As many of you know, here at Dealbreaker we consider ourselves the preeminent scholars on Goldman Sachs president Gary Cohn’s grundle. Specifically, the grundle-to-face conversations he reportedly enjoys having with employees on the trading floor. So we were more than a little delighted to hear that Greg Smith’s book, Why I Left Goldman Sachs, contained a passage describing Cohn’s preferred position to assume while havin’ a chat. Sayeth Smith:
Gary had a very distinctive signature move, one he had become famous for within the firm; I must have seen it ten or fifteen times in action. It didn’t matter if the person he was talking to was male or female; he would walk up to the salesman or saleswoman, hike up one leg, plant his foot on the person’s desk, his thigh close to the employee’s face, and ask how markets were doing. Gary was physically commanding, and the move could have been interpreted as a very primal, alpha-male gesture. I think he just thought it was comfortable.

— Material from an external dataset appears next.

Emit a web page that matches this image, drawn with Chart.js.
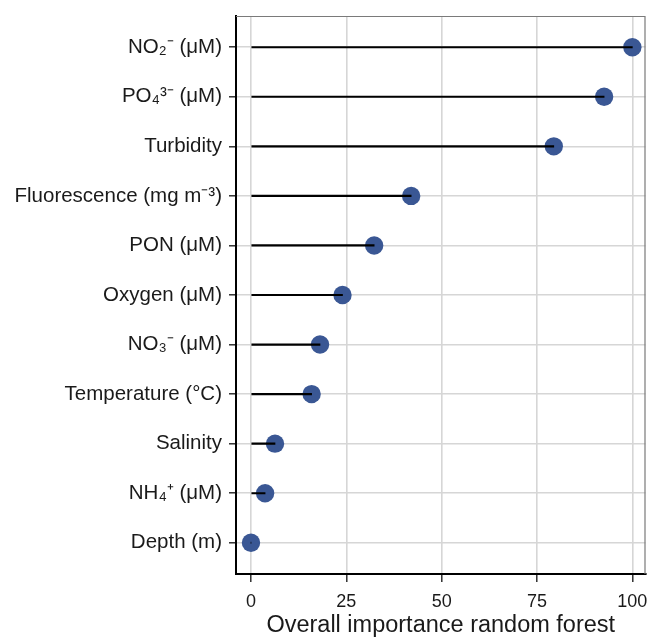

For those who have made claims that Smith’s book is light on details that any exposé worth its salt would include, please note that reporters at investigative powerhouse Bloomberg News would probably nod approvingly at the above, based on an article they penned last year.
Cohn, 6-foot-3 and 220 pounds, can be intimidating, two former colleagues said. He would sometimes hike up one leg, plant his foot on a trader’s desk, his thigh close to the employee’s face, and ask how markets were doing, they said.